Tuesday 24 March 2015

Day 572: When I'm Cleaning Windows

Aah the Squeegee. A humble tool with a thousand uses. Or thereabouts.


In England the only reason I owned one of these babies was to wipe the windows during cleaning. I saw one approximately twice a year. Now I see one nearly every day.

I stole this from a guy who told me NOT to use a squeegee
I haven't showered in a single Swedish shower that didn't have one. (I say I see one NEARLY every day because....I don't have one in my flat! I suppose you could accuse me of not assimilating the culture.)

Once my boyfriend complimented me on doing a thorough job of wiping down the glass. I explained that I have window cleaners in my family. Also there's great novelty value in being a naked window cleaner. (Sometimes I have so much fun I actually wipe the glass down and then push all the water across the floor into the drain. SUCH FUN TO BE HAD IN SWEDEN.)

On a (not totally unrelated) side note, did you know the Romans and Greeks used to Squeegee each other over 2000 years ago at the baths? Tru story bro. I don't do this myself but I thought I would share. PICS OR IT DIDN'T HAPPEN:

trust the University of Oxford if you don't trust me
What do you use yours for?

Tuesday 3 March 2015

Day 551: Möte

This is the scene: you're at work, there's a meeting and you're sitting with your colleagues. Probably your boss is talking, probably someone is taking notes, probably some decisions are being made or something is being discussed so that a decision can be made. More than likely it's boring but necessary.

If this is a scene you recognize then you don't work in Sweden. I just sat in a staff room for the last hour and a half and for a good hour chunk of it a group of people were having their weekly möte (meeting). This consisted of them discussing the blue/black gold/yellow dress for 45 minutes (nej men! Jag ser blå! Nej men du ser guld! Men titta här det är blå! Men titta där det är guld! Ååååååh neeeeeeeej ooooooh aaaaaaajj vad konstigt! Etc etc 45 minutes later.)

Now I'm about to leave the room and there are two more meetings happening, consisting of two groups of three women drinking coffee and gossiping. "Maybe they're not meetings" you protest. Then why do these peoples' timetables have a big MEETING written on them?

I myself have been in many a möte. They last around 3 hours, although a good 45 mins of this consists of chatting and drinking tea/coffee, or on a really good day cake and tea. The other 2h15 mins is people telling me things they could have emailed me, and people complaining about things that never change, never will change and no amount of complaining can change. Occasionally there will be a show of hands to vote on an issue that we never hear about ever again. More than once the phrase "vi får återkomma till det här senare" (we'll come back to this later) is used to dismiss an issue without resolution, rest assured we never återkomma to it senare.

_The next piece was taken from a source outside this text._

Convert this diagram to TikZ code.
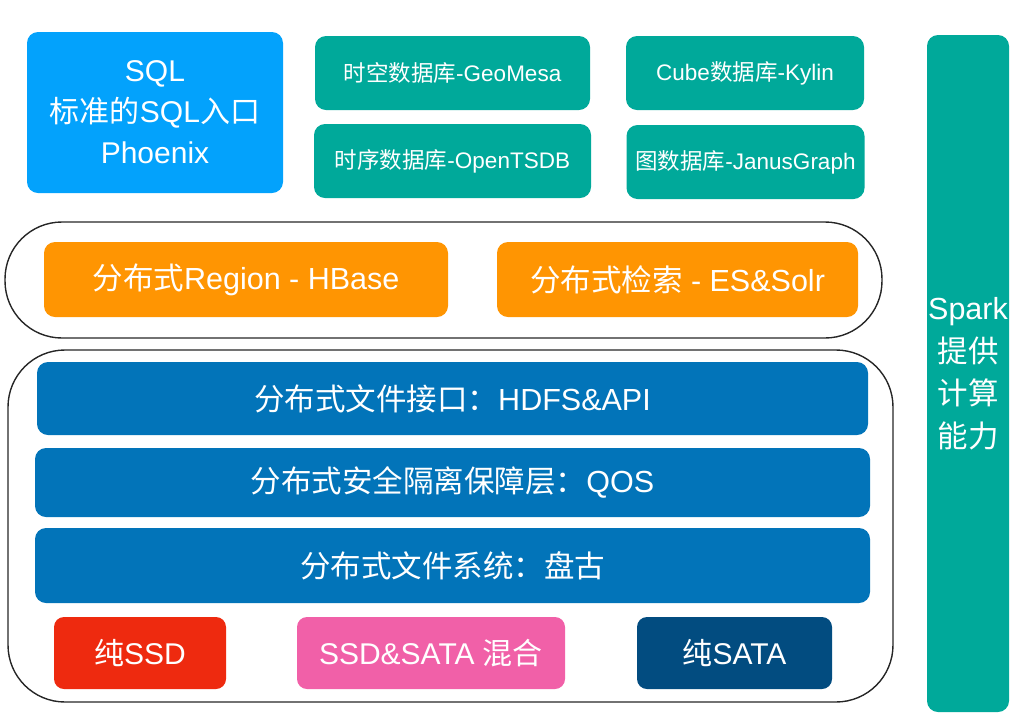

Sometimes we have meetings about meetings. The topic of the meeting will be "what shall we discuss at the next meeting" or "how do you think the last meeting went". The interesting thing about my meetings is that I work exclusively with foreigners, with the exception of the Swedish management. My group are all English, and when asked to give feedback we always write that we want concrete direction from the management rather than an endless stream of dialogue about what the focus of the next meeting should be, but I suspect we're fighting a losing battle against a long-established and well known phenomenon. Also, being English, we don't really want the status quo to change, we just want to complain. I love 45 minutes of tea and cake and several hours' opportunity to complain about the way things are.

It does make things take longer though, this ample opportunity to sit and chat. Masters degrees take two years instead of one, waiting for a doctors or dentists appointment takes ages not because of overcrowding but because of work/life balance, kids don't learn to read and write until they're 7 because they have to have time to play and chill out and students carry on being students until they're about 80 years old.

Maybe I'm making too big of a leap between having a directionless approach to meetings and having a keen sense of work/life balance and maybe I've never seen how focussed workers in the private sector are during their meetings but I'm still willing to bet they have a decent spread at the Fika table.